Jeremiah and God's Anger
James Patrick Holding
... for I am merciful, saith the Lord, and I will not keep anger forever.
- Jeremiah 3:12
Ye have kindled a fire in mine anger, which shall burn forever.
- Jeremiah 17:4
Skeptic Sam Gibson tells us, "Apparently, the Lord was not so merciful with Judah for this second verse is aimed at them. They will not be given the chance to mend their ways and fly straight. Apparently, the author of this particular book was from the northern kingdom of Israel." Apparently, Sam isn't very good at reading things in their context -- or at reporting things honestly. Jeremiah 3:12 in full reads, "Go and proclaim these words toward the north, and say, Return, thou backsliding Israel, saith the LORD; and I will not cause mine anger to fall upon you: for I am merciful, saith the LORD, and I will not keep anger for ever." Sam leaves out the conditional part, which makes all the difference in the world: It is clear by chapter 17 that the conditions have or will not been fulfilled by the subject of the anger, and moreover, clear that the "will not" here is not an eternal absolute but a matter of the present situation in line with the ancient practice of hyperbole (in which "forever" is used to stress the seriousness of the action).

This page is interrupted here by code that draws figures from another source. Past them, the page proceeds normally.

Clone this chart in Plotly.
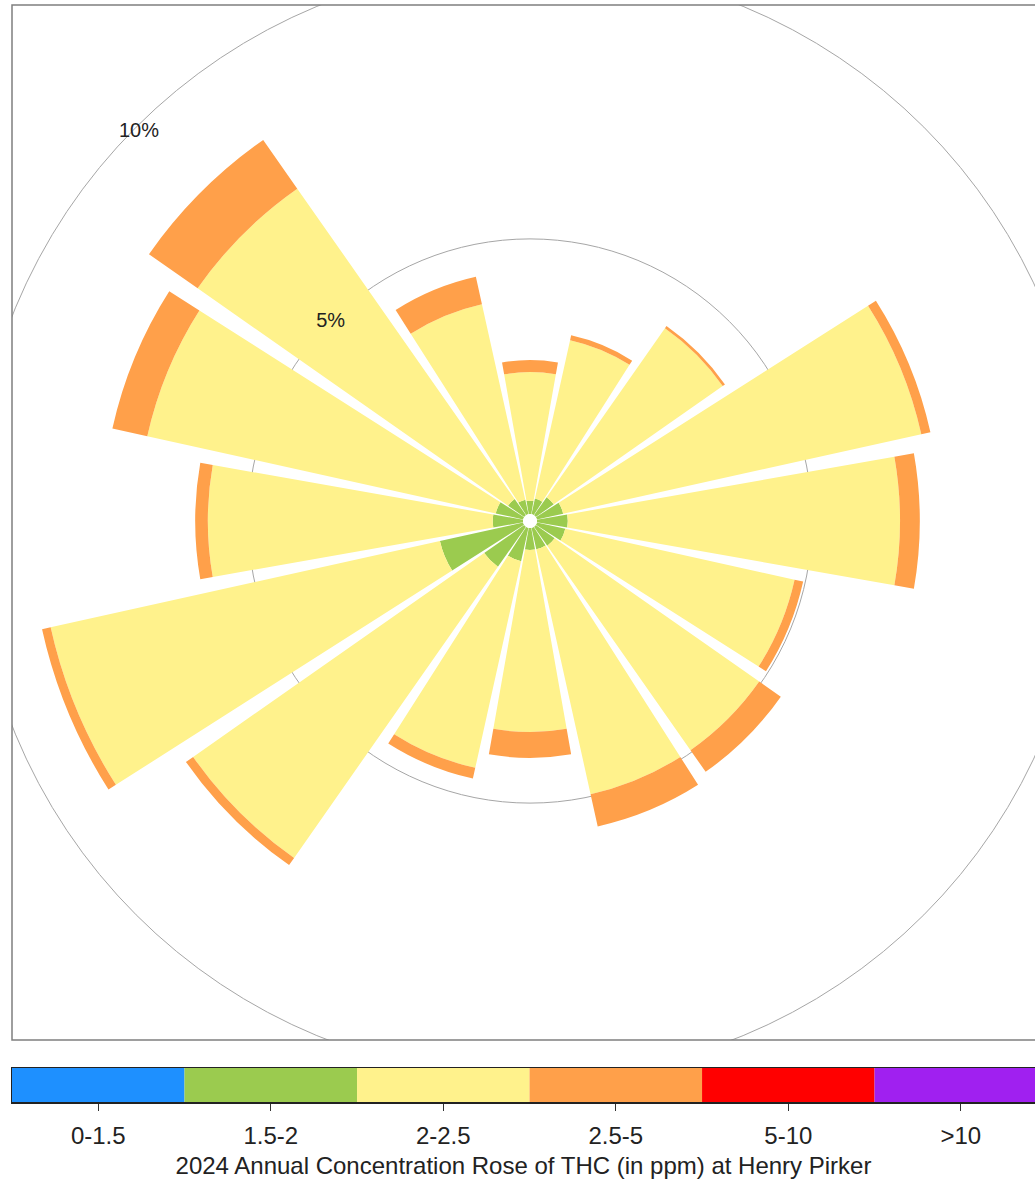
import math
import plotly.graph_objects as go

# ---------------- data ----------------
DIRECTIONS = ["N", "NNE", "NE", "ENE", "E", "ESE", "SE", "SSE",
              "S", "SSW", "SW", "WSW", "W", "WNW", "NW", "NNW"]
DIR_DEG = [0, 22.5, 45, 67.5, 90, 112.5, 135, 157.5,
           180, 202.5, 225, 247.5, 270, 292.5, 315, 337.5]

# frequency (%) of each concentration band per wind direction
BAND_LABELS = ["0-1.5", "1.5-2", "2-2.5", "2.5-5", "5-10", ">10"]
BAND_COLORS = ["#1E90FF", "#9BCB4F", "#FFF28C", "#FFA04A", "#FF0000", "#A020F0"]

f_0_1p5 = [0] * 16
f_1p5_2 = [0.24, 0.29, 0.40, 0.49, 0.56, 0.53, 0.42, 0.40,
           0.40, 0.62, 0.89, 1.55, 0.55, 0.51, 0.36, 0.27]
f_2_2p5 = [2.34, 2.95, 3.75, 6.67, 6.04, 4.27, 4.54, 4.56,
           3.31, 3.85, 6.46, 7.25, 5.18, 6.49, 6.89, 3.64]
f_2p5_5 = [0.22, 0.09, 0.05, 0.17, 0.36, 0.16, 0.48, 0.60,
           0.47, 0.20, 0.16, 0.16, 0.23, 0.65, 1.08, 0.51]
f_5_10 = [0] * 16
f_gt10 = [0] * 16
BANDS = [f_0_1p5, f_1p5_2, f_2_2p5, f_2p5_5, f_5_10, f_gt10]

RADIAL_TICKS = [5, 10]
RADIAL_TICK_TEXT = ["5%", "10%"]
LABEL_ANGLE = 315
TITLE = "2024 Annual Concentration Rose of THC (in ppm) at Henry Pirker"

# ---------------- layout geometry (pixels) ----------------
W, H = 1035, 1182
CX, CY = 530, 521          # polar centre
R = 505                    # polar radius in px
HOLE_PX = 7
PX_PER_PCT = 55.0
RMAX = (R - HOLE_PX) / PX_PER_PCT
FRAME = dict(x0=12, x1=1045, y0=5, y1=1040)
BAR_Y = (1068, 1102)
FONT = "Liberation Sans, Arial, sans-serif"
GRID = "#A6A6A6"
TXT = "#222222"

fig = go.Figure()

for lab, col, vals in zip(BAND_LABELS, BAND_COLORS, BANDS):
    fig.add_trace(go.Barpolar(
        r=vals, theta=DIR_DEG, width=20, name=lab,
        marker=dict(color=col, line=dict(width=0)),
        showlegend=False, hoverinfo="skip"))

# 5% label inside the radial range
fig.add_trace(go.Scatterpolar(
    r=[RADIAL_TICKS[0]], theta=[LABEL_ANGLE],
    text=[RADIAL_TICK_TEXT[0]], mode="text", cliponaxis=False,
    textfont=dict(family=FONT, size=20, color=TXT),
    showlegend=False, hoverinfo="skip"))

# empty trace to create the frame subplot (used to clip the 10% ring)
fig.add_trace(go.Scatter(x=[], y=[], xaxis="x", yaxis="y",
                         showlegend=False, hoverinfo="skip"))

# colour key
fig.add_trace(go.Bar(
    x=list(range(len(BAND_LABELS))), y=[1] * len(BAND_LABELS), width=1,
    marker=dict(color=BAND_COLORS, line=dict(width=0)),
    xaxis="x2", yaxis="y2", showlegend=False, hoverinfo="skip"))

pd_ = dict(
    x=[(CX - R) / W, (CX + R) / W],
    y=[(H - CY - R) / H, (H - CY + R) / H])

fig.update_layout(
    width=W, height=H,
    margin=dict(l=0, r=0, t=0, b=0),
    paper_bgcolor="white", plot_bgcolor="rgba(0,0,0,0)",
    font=dict(family=FONT, color=TXT),
    polar=dict(
        domain=pd_,
        hole=HOLE_PX / R,
        bgcolor="rgba(0,0,0,0)",
        barmode="stack",
        angularaxis=dict(rotation=90, direction="clockwise",
                         showgrid=False, showline=False, ticks="",
                         showticklabels=False, layer="below traces"),
        radialaxis=dict(range=[0, RMAX], tickvals=[RADIAL_TICKS[0]],
                        showticklabels=False, showline=False, ticks="",
                        gridcolor=GRID, gridwidth=1,
                        layer="below traces"),
    ),
    xaxis=dict(domain=[FRAME["x0"] / W, 1], range=[FRAME["x0"], W],
               visible=False, fixedrange=True),
    yaxis=dict(domain=[(H - FRAME["y1"]) / H, (H - FRAME["y0"]) / H],
               range=[FRAME["y1"], FRAME["y0"]], visible=False, fixedrange=True),
    xaxis2=dict(domain=[FRAME["x0"] / W, 1], range=[-0.5, 5.43],
                anchor="y2",
                tickvals=list(range(len(BAND_LABELS))), ticktext=BAND_LABELS,
                ticks="outside", ticklen=7, tickcolor="#333333",
                ticklabelstandoff=5,
                tickfont=dict(size=24, family=FONT, color=TXT),
                showline=True, mirror=True, linecolor="#222222", linewidth=1.5,
                showgrid=False, zeroline=False, fixedrange=True,
                title=dict(text=TITLE, standoff=9,
                           font=dict(size=24, family=FONT, color=TXT))),
    yaxis2=dict(domain=[(H - BAR_Y[1]) / H, (H - BAR_Y[0]) / H], range=[0, 1],
                anchor="x2", showticklabels=False, ticks="",
                showline=True, mirror=False, linecolor="#222222", linewidth=1.5,
                showgrid=False, zeroline=False, fixedrange=True),
)

# 10% ring and label lie outside the polar range: place them in frame pixels
r10 = HOLE_PX + RADIAL_TICKS[1] * PX_PER_PCT
fig.add_shape(type="circle", xref="x", yref="y",
              x0=CX - r10, x1=CX + r10, y0=CY - r10, y1=CY + r10,
              line=dict(color=GRID, width=1), layer="below")
ang = math.radians(LABEL_ANGLE)
fig.add_annotation(xref="x", yref="y",
                   x=CX + (r10 - 4) * math.sin(ang),
                   y=CY - (r10 - 4) * math.cos(ang),
                   text=RADIAL_TICK_TEXT[1], showarrow=False,
                   font=dict(family=FONT, size=20, color=TXT))
fig.add_shape(type="rect", xref="paper", yref="paper",
              x0=FRAME["x0"] / W, x1=FRAME["x1"] / W,
              y0=(H - FRAME["y1"]) / H, y1=(H - FRAME["y0"]) / H,
              line=dict(color="#7F7F7F", width=1.5))

fig.write_html("out.html",
               config={"displayModeBar": False, "staticPlot": True},
               post_script="document.body.style.margin='0';"
                           "document.body.style.overflow='hidden';")
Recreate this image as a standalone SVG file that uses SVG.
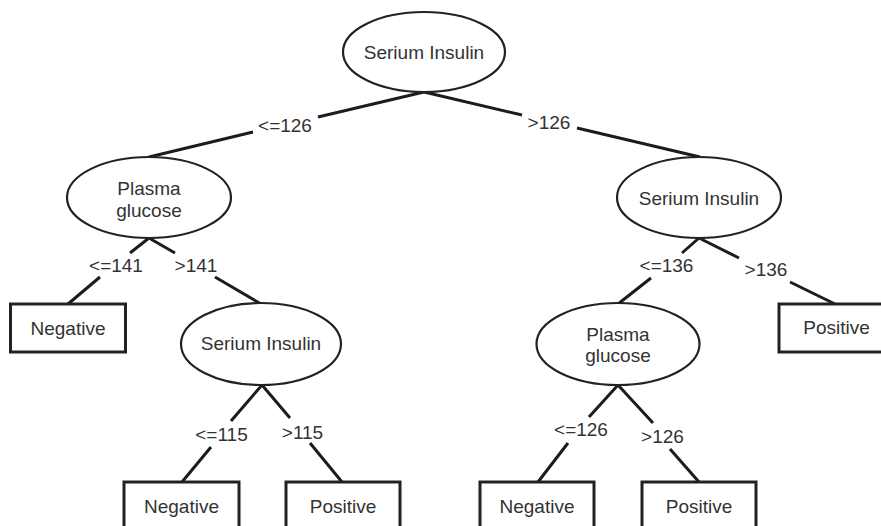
<svg xmlns="http://www.w3.org/2000/svg" width="881" height="526" viewBox="0 0 881 526">
  <style>
    text { font-family: "Liberation Sans", Arial, sans-serif; font-size: 19px; fill: #333; text-anchor: middle; }
    .split { fill: #fff; stroke: #222; stroke-width: 2.2; }
    .leaf { fill: #fff; stroke: #222; stroke-width: 3; }
    .edge { fill: none; stroke: #1c1c1c; stroke-width: 3; stroke-linecap: butt; }
  </style>
  <rect width="881" height="526" fill="#fff"/>

  <!-- branches, broken where the threshold labels sit -->
  <g id="connectors">
    <path class="edge" d="M424,92 L318,117 M253,132 L149,157"/>
    <path class="edge" d="M424,92 L522,115 M577,128 L700,157"/>
    <path class="edge" d="M149,238 L130,253 M100,277 L68,304"/>
    <path class="edge" d="M149,238 L175,253 M215,277 L261,304"/>
    <path class="edge" d="M262,385 L231,421 M211,447 L182,482"/>
    <path class="edge" d="M262,385 L290,418 M310,443 L342,482"/>
    <path class="edge" d="M699,238 L682,253 M651,278 L618,304"/>
    <path class="edge" d="M699,238 L739,258 M790,282 L835,304"/>
    <path class="edge" d="M618,385 L589,417 M568,443 L538,482"/>
    <path class="edge" d="M618,385 L653,423 M670,449 L699,482"/>
    <text x="285" y="131.5">&lt;=126</text>
    <text x="549" y="129">&gt;126</text>
    <text x="116" y="271.5">&lt;=141</text>
    <text x="196" y="271.5">&gt;141</text>
    <text x="221.5" y="441">&lt;=115</text>
    <text x="302.5" y="438.5">&gt;115</text>
    <text x="666.5" y="271.5">&lt;=136</text>
    <text x="766" y="276">&gt;136</text>
    <text x="581" y="435.5">&lt;=126</text>
    <text x="662.5" y="442.5">&gt;126</text>
  </g>

  <g id="root">
    <ellipse class="split" cx="424" cy="52" rx="81" ry="40"/>
    <text x="424" y="59">Serium Insulin</text>
  </g>

  <g id="plasma-left">
    <ellipse class="split" cx="149" cy="197.5" rx="82" ry="40.5"/>
    <text x="149" y="195">Plasma</text>
    <text x="149" y="216.5">glucose</text>
  </g>

  <g id="insulin-right">
    <ellipse class="split" cx="699" cy="197.5" rx="82" ry="40.5"/>
    <text x="699" y="205">Serium Insulin</text>
  </g>

  <g id="negative-1">
    <rect class="leaf" x="10.5" y="304" width="115" height="48"/>
    <text x="68" y="335">Negative</text>
  </g>

  <g id="insulin-left">
    <ellipse class="split" cx="261" cy="344" rx="80" ry="41"/>
    <text x="261" y="350">Serium Insulin</text>
  </g>

  <g id="plasma-right">
    <ellipse class="split" cx="618" cy="344" rx="81.5" ry="41"/>
    <text x="618" y="340.5">Plasma</text>
    <text x="618" y="361.5">glucose</text>
  </g>

  <g id="positive-1">
    <rect class="leaf" x="779" y="304" width="115" height="48"/>
    <text x="836.5" y="334">Positive</text>
  </g>

  <g id="negative-2">
    <rect class="leaf" x="124" y="482" width="115" height="48"/>
    <text x="181.5" y="513">Negative</text>
  </g>

  <g id="positive-2">
    <rect class="leaf" x="286" y="482" width="114" height="48"/>
    <text x="343" y="513">Positive</text>
  </g>

  <g id="negative-3">
    <rect class="leaf" x="480" y="482" width="114" height="48"/>
    <text x="537" y="512.5">Negative</text>
  </g>

  <g id="positive-3">
    <rect class="leaf" x="642" y="482" width="114" height="48"/>
    <text x="699" y="512.5">Positive</text>
  </g>
</svg>
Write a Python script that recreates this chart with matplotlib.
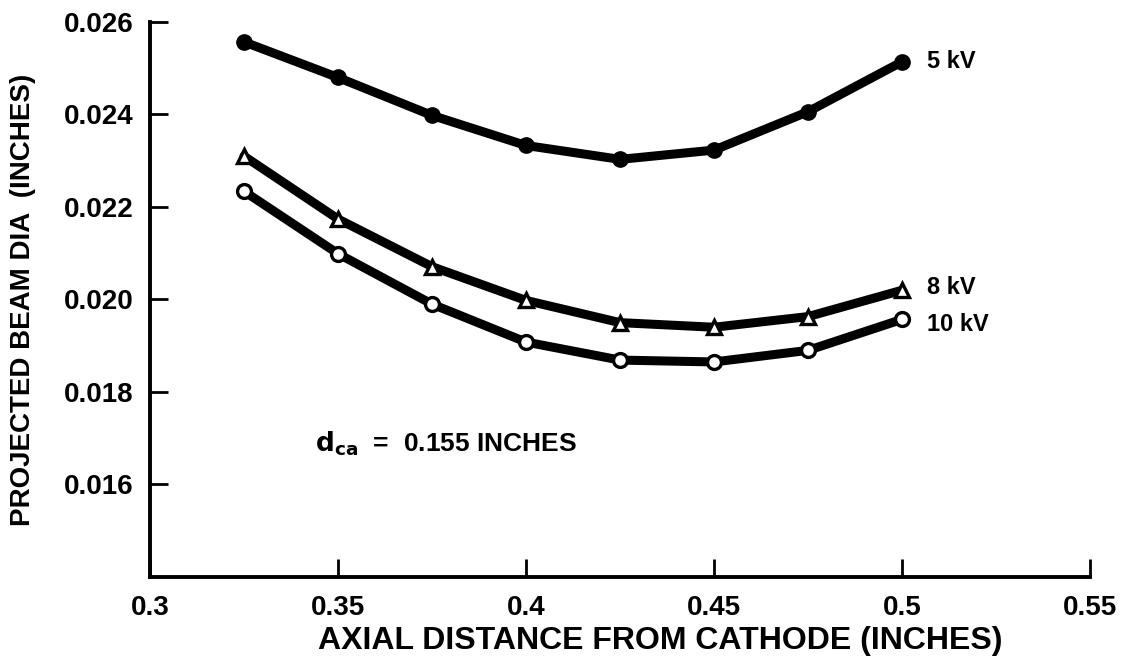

The Ebon website has 2 cents to put in on this, and it is mostly panic-button polemic. Ebon amusingly comments that my "response to this one is brief" and remarks, "if [Holding] was tired by now, I don't blame him." The joke is on him, since none of the linked items were composed at the time I responded to him. The response was made to Sam Gibson long before I ever knew Ebon existed. So much for that psychological trip.
Ebon is confused about where I think the hyperbole is. It is in both passages, actually; and in fairness I did not when I composed this have a link to my (yet unwritten) item on hyperbole in ancient language, so we will somewhat excuse Ebon's ignorance here. (Though the meaning of the passages is clear enough but for the Skeptical tendency to out wooden-literal fundamentalist Christians) . However, rather than actually answer this argument, Ebon offers the straw man that such hyperbolic reading allegedly causes problems elsewhere. For example, he thinks it "would seem to create a considerable problem for the Christian idea that Hell is an eternal, endless punishment…" No it doesn't - see part 2 of this item. We are also weakly warned against the supposed dangers of "of interpreting the Bible too loosely and non-literally" as though it were as dangerous and addictive as eating Pringles. (That's what a disciplined mind and research is useful for, Ebon. How do we know the Resurrection is not a metaphor? Because we know a great deal about Jewish beliefs in Resurrection and how they worked; because the Gospels are in the format of narrative biography and not an "obscure" literary genre - hint: Earl is eating carrion with that "Gospels as midrash" idea). Beyond this Ebon imagines that the hyperbolic interpretation of 17:3 is contradicted by his wooden-literal reading of 17:2, where he interprets "discontinue" as a permanent cessation (no tendency to assume his own conclusion here!). Ebon fails to realize that a temporary failure of the Israelites to possess the land of the covenant is a discontinuity of their inheritance. This type of error would seem possible only in the case of one who assumes that the contradiction claims are legitimate without giving any consideration to the case advanced in favor of the contradiction. Throughout his screed, Ebon appears to regard the various texts as contradictory until proven otherwise and merely evidences his own limited experience with and exposure to relevant scholarship.